Lesson 17: Identity & Access Management (IAM)
Last lesson we opened encryption's black box. Now we move to the other side of the same coin: how do you even know who's trying to access information? IAM (Identity & Access Management) is the framework that ensures only authorized users get access — at the right time and with the right permissions.
In brief: IAM answers 'who are you, and what are you allowed to do.' The AAA model breaks that into three: authentication (prove who you are), authorization (determine what's allowed), and accounting (log what actually happened). Authentication rests on three proof types: something you know (password), something you have (phone), and something you are (fingerprint) — MFA combines at least two. A digital identity goes through a lifecycle: joining (provisioning), changing roles (which requires updating permissions, not just adding), and leaving (everything must be cut off, immediately). And architectures like SSO (one login for every system) and PAM (a digital vault for admin passwords) make all of this manageable at scale.
- IAM & the AAA Model
- IAM is a process-and-technology framework ensuring only authorized users get access to resources, at the right time and with the right permissions — the central 'gate' now that the network itself is no longer closed. Every IAM system rests on three components: authentication (proving identity), authorization (determining what's allowed, usually by role), and accounting (an unchangeable record of what actually happened).
- The Access Paradox
- The constant tension in every organization: the business need demands fast, frictionless access, while the security need demands barriers (passwords, MFA, approvals). Raising security hurts convenience; easing up on users exposes the org to risk. IAM's job is finding the golden path between the two.
- The Three Authentication Factors
- Something you know (Know — password, PIN, outdated and easily-guessed security questions), something you have (Have — phone with SMS/Push, Soft/Hard Token, FIDO Key, Smart Card, OTP valid for 60 seconds), and something you are (Are — fingerprint, face recognition, behavioral biometrics). MFA means mandatorily combining at least two factors of different types — and blocks roughly 99.9% of account-takeover attacks.
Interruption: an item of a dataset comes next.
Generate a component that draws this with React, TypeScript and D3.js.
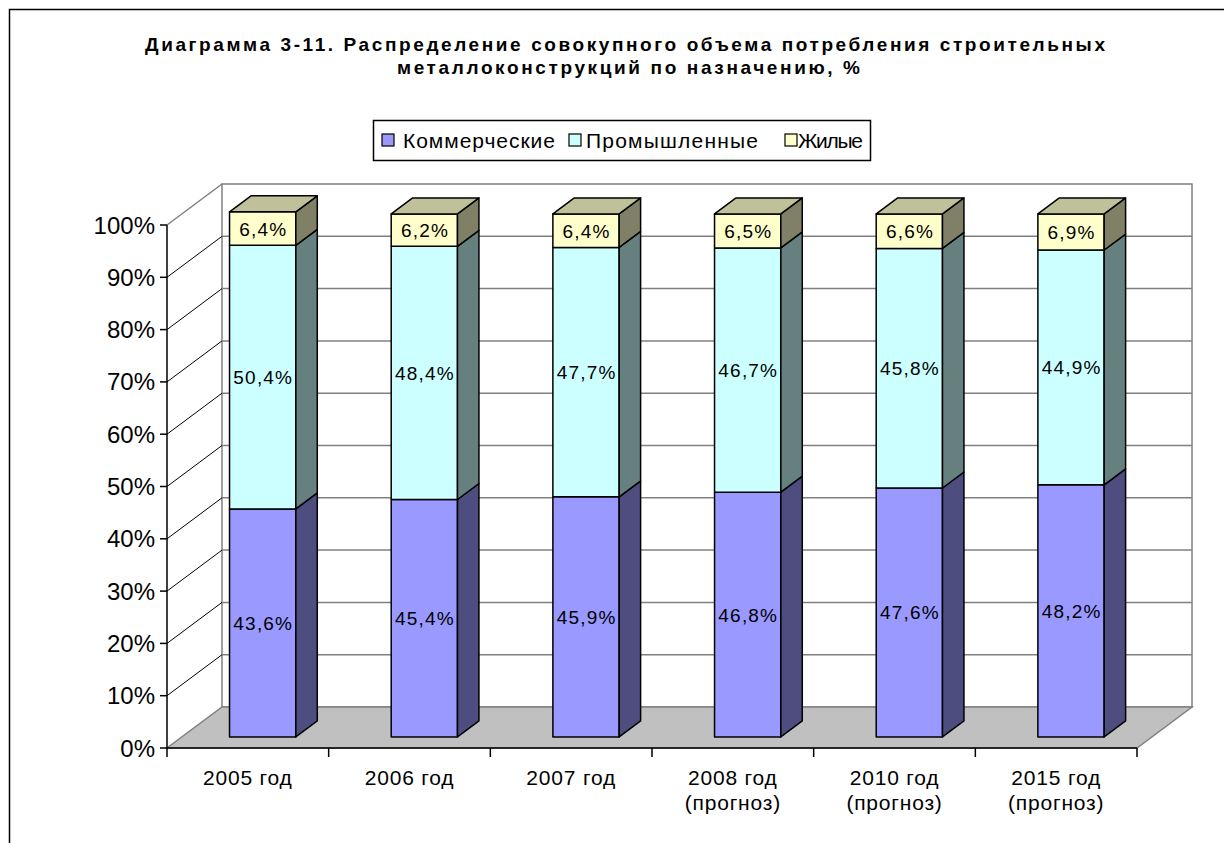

- Challenges of Biometrics
- Identification errors: false positives (wrongly blocking a legitimate user — e.g. an employee logging in from a hotel while on vacation gets flagged as 'login from an unusual location') and false negatives (failing to identify a real attacker). Also: unlike a password, a stolen fingerprint can't be 'changed' — biometric data is irreversible.
- Identity Lifecycle: JML
- Joiners: onboarding a new employee and creating their digital identity (provisioning — usually automatic from HR data), then translating their role into specific technical permissions per the need-to-know principle (assignment). Movers: a role change requiring a permission update — adding the new ones and removing the old. Leavers: immediate, full disconnection of every access (de-provisioning).
- The Movers Risk & De-Provisioning
- When an employee changes roles and gains new permissions without the old ones being removed, they accumulate excessive access — and may end up holding conflicting permissions (e.g. both creating a vendor and approving payment to it), violating the principle of Separation of Duties (SoD). The fix: revoke all old permissions before granting new ones. On departure, accounts left active ('zombie accounts') are a serious security hole — a 'kill switch' is needed to instantly disconnect every system with a single action.
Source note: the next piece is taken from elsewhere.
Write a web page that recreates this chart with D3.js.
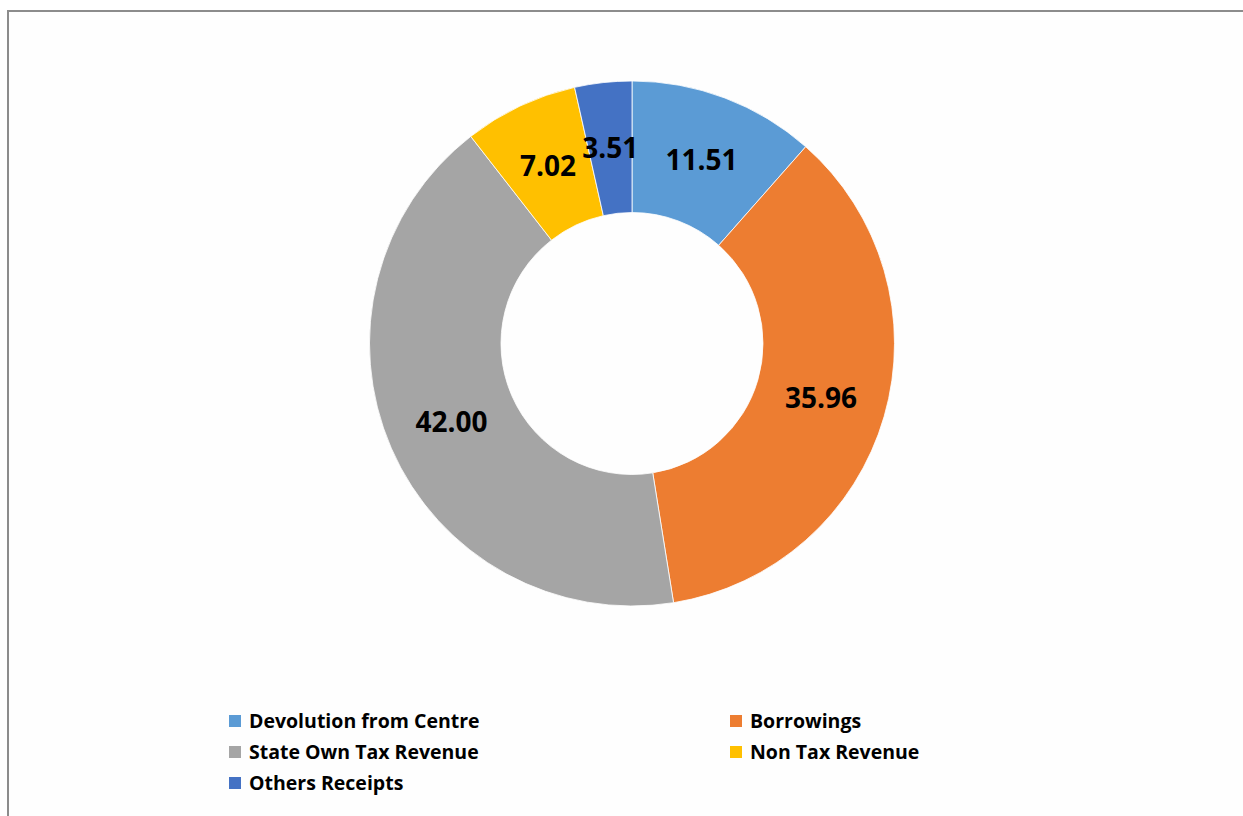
<!DOCTYPE html>
<html>
<head>
<meta charset="utf-8">
<script src="https://cdn.jsdelivr.net/npm/d3@7"></script>
<style>
  body { margin: 0; background: #ffffff; }
  svg { display: block; }
</style>
</head>
<body>
<svg id="chart" width="1243" height="816"></svg>
<script>
// receipts share (per cent), clockwise from 12 o'clock
var categories = ["Devolution from Centre", "Borrowings", "State Own Tax Revenue", "Non Tax Revenue", "Others Receipts"];
var shares = [11.51, 35.96, 42.00, 7.02, 3.51];
var colors = ["#5B9BD5", "#ED7D31", "#A5A5A5", "#FFC000", "#4472C4"];

var svg = d3.select("#chart");
var width = 1243;
var height = 816;

// chart frame, runs off the right and bottom edge
svg.append("rect")
  .attr("x", 8)
  .attr("y", 11)
  .attr("width", width + 20)
  .attr("height", height + 20)
  .attr("fill", "#fefefe")
  .attr("stroke", "#8c8c8c")
  .attr("stroke-width", 2);

var cx = 632;
var cy = 343.5;
var outerR = 262.5;
var innerR = 131;

var data = categories.map(function(c, i) {
  return { name: c, value: shares[i], color: colors[i] };
});

var pie = d3.pie()
  .sort(null)
  .value(function(d) { return d.value; });

var arc = d3.arc()
  .innerRadius(innerR)
  .outerRadius(outerR);

var labelArc = d3.arc()
  .innerRadius((innerR + outerR) / 2)
  .outerRadius((innerR + outerR) / 2);

var g = svg.append("g")
  .attr("transform", "translate(" + cx + "," + cy + ")");

var arcs = pie(data);

g.selectAll("path")
  .data(arcs)
  .enter().append("path")
  .attr("d", arc)
  .attr("fill", function(d) { return d.data.color; })
  .attr("stroke", "#ffffff")
  .attr("stroke-width", 0.8);

g.selectAll("text")
  .data(arcs)
  .enter().append("text")
  .attr("transform", function(d) { return "translate(" + labelArc.centroid(d) + ")"; })
  .attr("text-anchor", "middle")
  .attr("dy", "0.36em")
  .style("font-family", "'Open Sans', sans-serif")
  .style("font-weight", "bold")
  .style("font-size", "28px")
  .attr("fill", "#000000")
  .text(function(d) { return d3.format(".2f")(d.data.value); });

// legend, two columns
var legendCols = [229, 730];
var legendRows = [721, 752, 783];

var legend = svg.append("g");
var items = legend.selectAll("g")
  .data(data)
  .enter().append("g")
  .attr("transform", function(d, i) {
    return "translate(" + legendCols[i % 2] + "," + legendRows[Math.floor(i / 2)] + ")";
  });

items.append("rect")
  .attr("x", 0)
  .attr("y", -6)
  .attr("width", 12)
  .attr("height", 12)
  .attr("fill", function(d) { return d.color; });

items.append("text")
  .attr("x", 20)
  .attr("dy", "0.36em")
  .style("font-family", "'Open Sans', sans-serif")
  .style("font-weight", "bold")
  .style("font-size", "19.5px")
  .attr("fill", "#000000")
  .text(function(d) { return d.name; });
</script>
</body>
</html>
- SSO & Identity Federation
- SSO (Single Sign-On): one authentication against a central Identity Provider (IdP) grants access to every organizational system — improves UX and reduces support load, but creates a single point of failure (hence MFA is mandatory). Federation: standard protocols (SAML, OIDC) let an org build trust relationships with third-party services (like Zoom or Salesforce), so an employee logs into them with the same organizational identity, no separate account needed.
- PAM: Privileged Access Management
- While regular IAM manages every employee, PAM focuses only on super-users (system admins, security staff) holding the 'keys to the kingdom.' Strong passwords are kept in a digital vault, unknown even to the user; when server work is needed, the password is 'checked out' for a short time, every action is recorded, and immediately afterward the vault automatically rotates the password — so the one the user held is worthless again.
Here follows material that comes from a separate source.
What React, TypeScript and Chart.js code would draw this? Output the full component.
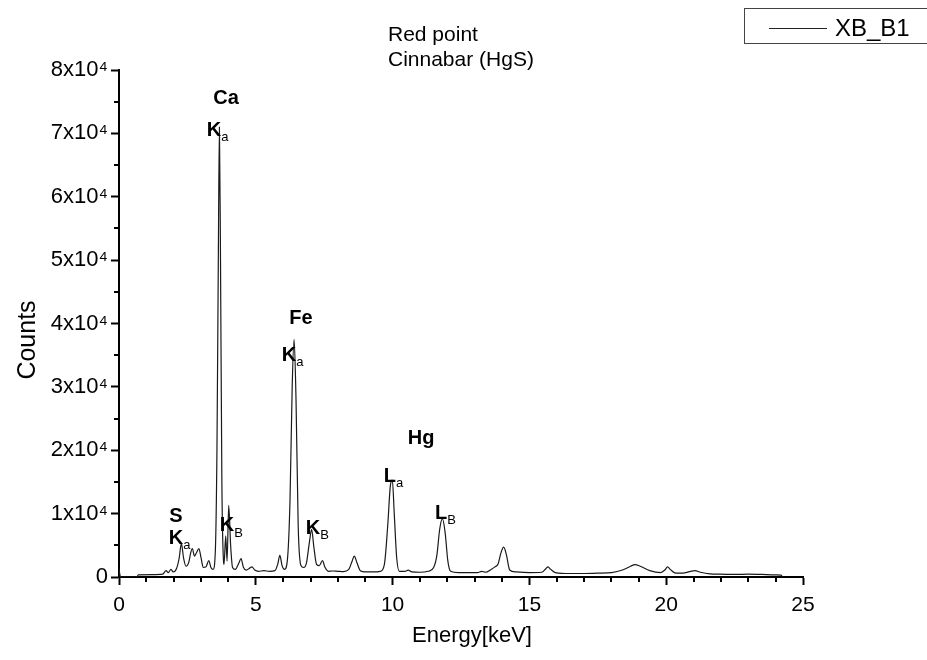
import React, { useEffect, useRef } from "react";
import { Chart, registerables } from "chart.js";

Chart.register(...registerables);

// XRF spectrum of sample XB_B1 (energy in keV, counts)
const energy = [
  0.0, 0.04, 0.1, 0.66, 0.7, 1.2, 1.6, 1.72, 1.8, 1.9, 1.98, 2.1, 2.2, 2.28, 2.36, 2.45, 2.55, 2.62,
  2.68, 2.76, 2.84, 2.92, 3.0, 3.08, 3.18, 3.28, 3.36, 3.44, 3.52, 3.58, 3.63, 3.67, 3.71, 3.76, 3.82,
  3.84, 3.9, 3.95, 4.01, 4.08, 4.15, 4.25, 4.38, 4.46, 4.55, 4.65, 4.78, 4.86, 4.96, 5.1, 5.3, 5.5, 5.7,
  5.8, 5.88, 5.96, 6.05, 6.15, 6.25, 6.33, 6.4, 6.47, 6.55, 6.65, 6.75, 6.85, 6.96, 7.04, 7.12, 7.22,
  7.32, 7.44, 7.52, 7.65, 7.8, 8.0, 8.2, 8.4, 8.52, 8.6, 8.7, 8.82, 9.0, 9.3, 9.55, 9.7, 9.82, 9.92,
  9.99, 10.06, 10.15, 10.25, 10.45, 10.57, 10.7, 11.0, 11.3, 11.5, 11.62, 11.72, 11.82, 11.92, 12.02,
  12.12, 12.4, 12.8, 13.1, 13.26, 13.4, 13.6, 13.74, 13.85, 13.96, 14.06, 14.16, 14.28, 14.5, 15.0,
  15.45, 15.6, 15.68, 15.78, 15.95, 16.5, 17.0, 17.5, 18.0, 18.4, 18.7, 18.86, 19.05, 19.4, 19.8,
  19.95, 20.05, 20.15, 20.35, 20.6, 20.9, 21.05, 21.25, 21.6, 22.0, 22.5, 23.0, 23.5, 24.0, 24.2,
  24.25,
];

const counts = [
  1300, 200, 0, 0, 350, 380, 450, 1000, 700, 1200, 800, 1300, 3000, 5300, 3000, 1700, 2300, 3800,
  4500, 3300, 3900, 4500, 3000, 1500, 1600, 2600, 1500, 1200, 4000, 20000, 50000, 71000, 50000, 15000,
  2500, 2000, 6500, 2500, 11300, 5000, 1500, 1200, 2200, 2900, 1500, 1100, 1400, 1600, 1100, 900, 1000,
  900, 1000, 2000, 3400, 1800, 1200, 2500, 12000, 30000, 37500, 28000, 8000, 1800, 1500, 2200, 5500,
  7500, 4800, 2000, 1800, 2600, 1600, 900, 950, 900, 850, 1200, 2500, 3300, 2200, 1000, 800, 800, 900,
  2000, 8000, 14500, 15300, 10000, 3000, 900, 900, 1100, 800, 750, 900, 1500, 3500, 7500, 9200, 7000,
  2500, 900, 700, 700, 700, 900, 750, 1200, 1600, 2000, 3800, 4700, 3500, 1100, 800, 700, 750, 1300,
  1600, 1200, 700, 550, 550, 600, 700, 1100, 1700, 1950, 1700, 1000, 700, 1100, 1600, 1200, 600, 600,
  900, 1000, 750, 500, 450, 400, 450, 400, 350, 300, 0,
];

// Peak labels: main text, subscript, anchor energy and anchor counts
const peakText = ["Ca", "K", "Fe", "K", "S", "K", "K", "K", "Hg", "L", "L"];
const peakSub = ["", "a", "", "a", "", "a", "B", "B", "", "a", "B"];
const peakEnergy = [3.91, 3.47, 6.65, 6.21, 2.08, 2.08, 3.95, 7.09, 11.04, 9.9, 11.77];
const peakCounts = [75500, 70500, 40800, 35000, 9600, 6150, 8050, 7600, 21900, 15800, 10100];

const titleLines = ["Red point", "Cinnabar (HgS)"];
const seriesName = "XB_B1";
const xTitle = "Energy[keV]";
const yTitle = "Counts";

const FONT = "'Liberation Sans', Arial, sans-serif";

const decorPlugin = {
  id: "decor",
  afterDraw(chart: any) {
    const { ctx, scales } = chart;
    const xs = scales.x;
    const ys = scales.y;
    ctx.save();

    // minor ticks
    ctx.strokeStyle = "#000";
    ctx.lineWidth = 2;
    ctx.beginPath();
    for (let v = 1; v < 25; v++) {
      if (v % 5 === 0) continue;
      const px = Math.round(xs.getPixelForValue(v));
      ctx.moveTo(px, ys.bottom);
      ctx.lineTo(px, ys.bottom + 5);
    }
    for (let v = 5000; v < 80000; v += 10000) {
      const py = Math.round(ys.getPixelForValue(v));
      ctx.moveTo(xs.left, py);
      ctx.lineTo(xs.left - 5, py);
    }
    ctx.stroke();

    // peak annotations
    ctx.fillStyle = "#000";
    ctx.textBaseline = "middle";
    peakText.forEach((t, i) => {
      const px = xs.getPixelForValue(peakEnergy[i]);
      const py = ys.getPixelForValue(peakCounts[i]);
      ctx.font = `bold 20px ${FONT}`;
      const w = ctx.measureText(t).width;
      ctx.textAlign = "left";
      ctx.fillText(t, px - w / 2, py);
      if (peakSub[i]) {
        ctx.font = `13px ${FONT}`;
        ctx.fillText(peakSub[i], px + w / 2, py + 7);
      }
    });

    // axis titles
    ctx.font = `22px ${FONT}`;
    ctx.textAlign = "center";
    ctx.textBaseline = "middle";
    ctx.fillText(xTitle, (xs.left + xs.right) / 2 + 11, 636);
    ctx.save();
    ctx.translate(28, 340);
    ctx.rotate(-Math.PI / 2);
    ctx.font = `25px ${FONT}`;
    ctx.fillText(yTitle, 0, 0);
    ctx.restore();

    // title block
    ctx.font = `21px ${FONT}`;
    ctx.textAlign = "left";
    ctx.textBaseline = "alphabetic";
    titleLines.forEach((line, i) => {
      ctx.fillText(line, 388, 41 + i * 25);
    });

    // legend box
    ctx.strokeStyle = "#444";
    ctx.lineWidth = 1;
    ctx.strokeRect(744.5, 8.5, 200, 35);
    ctx.strokeStyle = "#222";
    ctx.beginPath();
    ctx.moveTo(769, 28.5);
    ctx.lineTo(827, 28.5);
    ctx.stroke();
    ctx.font = `24px ${FONT}`;
    ctx.fillText(seriesName, 835, 36);

    ctx.restore();
  },
};

export default function App() {
  const ref = useRef<HTMLCanvasElement>(null);

  useEffect(() => {
    if (!ref.current) return;
    const chart = new Chart(ref.current, {
      type: "line",
      data: {
        datasets: [
          {
            label: seriesName,
            data: energy.map((e, i) => ({ x: e, y: counts[i] })),
            borderColor: "#1a1a1a",
            borderWidth: 1.2,
            pointRadius: 0,
            tension: 0,
            cubicInterpolationMode: "monotone",
            fill: false,
          },
        ],
      },
      plugins: [decorPlugin],
      options: {
        animation: false,
        responsive: false,
        devicePixelRatio: 1,
        layout: { padding: { top: 70, right: 124, left: 0, bottom: 0 } },
        plugins: {
          legend: { display: false },
          tooltip: { enabled: false },
          title: { display: false },
        },
        scales: {
          x: {
            type: "linear",
            min: 0,
            max: 25,
            afterFit: (s: any) => {
              s.height = 83;
            },
            ticks: {
              stepSize: 5,
              color: "#000",
              font: { family: FONT, size: 21 },
              padding: 8,
              maxRotation: 0,
            },
            grid: {
              drawOnChartArea: false,
              drawTicks: true,
              tickLength: 8,
              tickWidth: 2,
              tickColor: "#000",
            },
            border: { display: true, color: "#000", width: 2 },
          },
          y: {
            type: "linear",
            min: 0,
            max: 80000,
            afterFit: (s: any) => {
              s.width = 119;
            },
            ticks: {
              stepSize: 10000,
              color: "#000",
              font: { family: FONT, size: 22 },
              padding: 3,
              callback: (v: any) => (v === 0 ? "0" : `${v / 10000}x10\u2074`),
            },
            grid: {
              drawOnChartArea: false,
              drawTicks: true,
              tickLength: 8,
              tickWidth: 2,
              tickColor: "#000",
            },
            border: { display: true, color: "#000", width: 2 },
          },
        },
      },
    });
    return () => chart.destroy();
  }, []);

  return (
    <div style={{ position: "fixed", left: 0, top: 0, width: 927, height: 660, background: "#fff" }}>
      <canvas ref={ref} width={927} height={660} style={{ width: 927, height: 660 }} />
    </div>
  );
}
- Zero Trust in Depth & Machine Identity
- The principle: 'never trust, always verify' — being physically connected to the office network grants no automatic trust, and verification continues in the background throughout activity, not just at login. In practice: checking device health and location before every access, and micro-segmentation preventing lateral movement. Machine identity: non-human entities (service accounts between applications) also need rigorous secrets management — they tend to be less monitored and hold overly broad permissions.
- Cloud IAM, IDaaS, Compliance & the Future of IAM
- IDaaS (Identity as a Service): a third-party provider (like Okta) manages identities via three players — the user, the resource (Service Provider), and the Identity Provider. Shared responsibility for cloud IAM: the customer sets policy, creates users, and defines permissions; the provider secures the infrastructure. Compliance: GDPR grants a 'right to be forgotten,' and Separation of Duties (SoD) is required for financial audits. The future of IAM: CIAM (customer identity management), Self-Sovereign Identity (user-controlled, decentralized identity), and AI for anomaly detection and permission-cleanup recommendations.